Ah, the New Romantics. Kings for a day, for a brief media season, of the London pop scene. Exactly two years ago, four figureheads of that phenomenon sat here in this very bistro describing the new mood of do-it-yourself and damn-the-depression elegance that was then transforming the local nightlife and making fashion waves as far away as Düsseldorf, Paris, Milan and New York. Rusty Egan and Steve Strange, arbiters of the new social order at the Blitz, the one-night-a-week club they had until last year run in Covent Garden, were full-fledged, column-gobbling celebrities. Midge Ure and Billy Currie, of Ultravox, the seminal New Romantic band, cranked out the cool, new Eurodisco sounds that oiled the scene. All four were members of the ad hoc dance-floor band Visage — a group that never played a live gig. All were veterans of the punk upheaval and had been galvanized by the conceptual revolution wrought in 1976 by the Sex Pistols. And all of them, as it’s turned out, were astute businessmen; not so much New Romantics, in the end, as new entrepreneurs. In Margaret Thatcher’s brave new Britain, the distinction is anything but derogatory.
The New Romantics had a glittering season, but it’s long gone. Today, Steve Strange is referred to in the English music press as a fat socialite, Midge and Billy have bailed out of Visage, and Ultravox is regularly lambasted for having outlived its usefulness. But do any of them care? The last Ultravox album, Quartet, was the biggest seller the band’s ever had in America, where big sales count. Nowadays, Billy Currie parks a chocolate-colored Mercedes 280-SL convertible outside his elegant Westminster townhouse, and Midge Ure indulges a pricey passion for the artnouveau furniture of Charles Rennie Mackintosh in his even more spacious digs in suburban Chiswick. As for Steve and Rusty, they’ve turned the Blitz-night concept into a collection of different “clubs” under one roof at the hugely successful Camden Palace, a cavernous hall in the tatty Camden Town district.
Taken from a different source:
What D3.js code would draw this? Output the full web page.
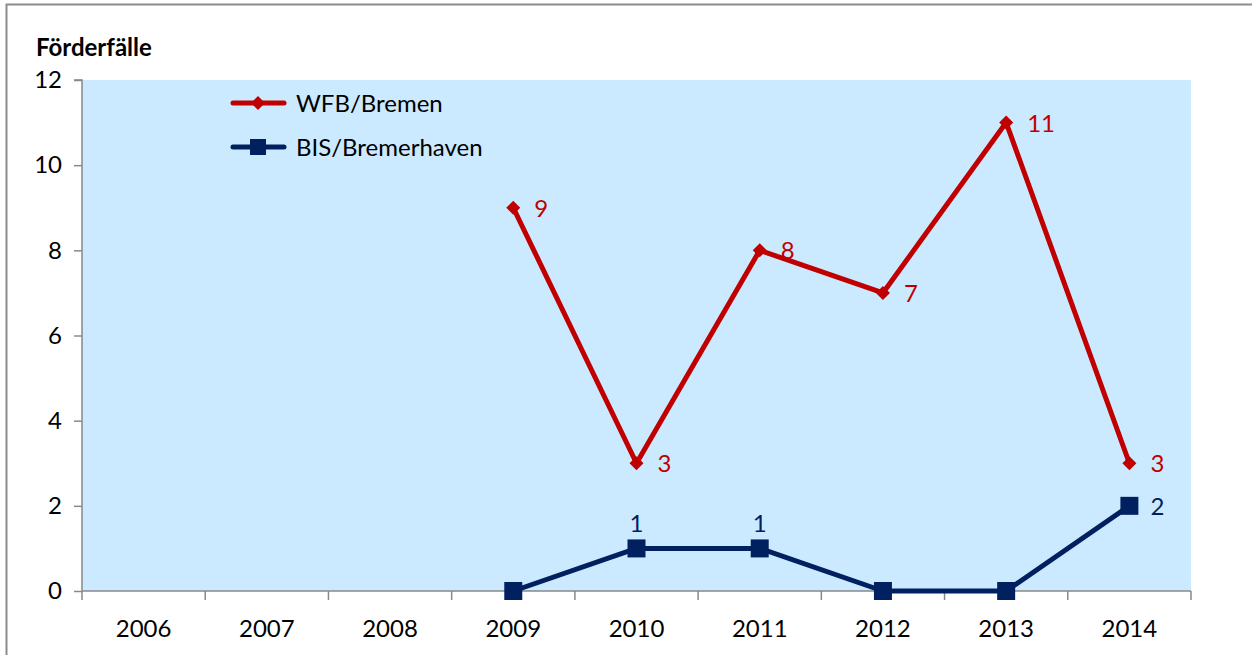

There they now cater to the cultural whims of a whole new influx of hip young kids, leading London yet another step down the path toward Total Nightlife. Blitz dead? Its heavy-breathing synthesizer sonorities may have been superseded by a lighter, less portentous style of simple dance funk, and you won’t catch many people prancing out in pirate gear these days, but on Fridays and Saturdays, when the new breed of peacocks packs into the Palace for the weekly “Sweat Attack” and “Dance Your Ass Off” nights, the Blitz legacy can be seen to be very much alive. And its creators are still cashing in.
All of which brings us back to Boy George — as George O’Dowd is known to his undoubtedly overburdened accountant and most of the rest of the record-buying world. George was one of the original Blitz kids; used to check wraps at the club in fact. Now he’s the king or queen or whatever of the new London scene — or at least, as we shall see, of the most commercially profitable part of it.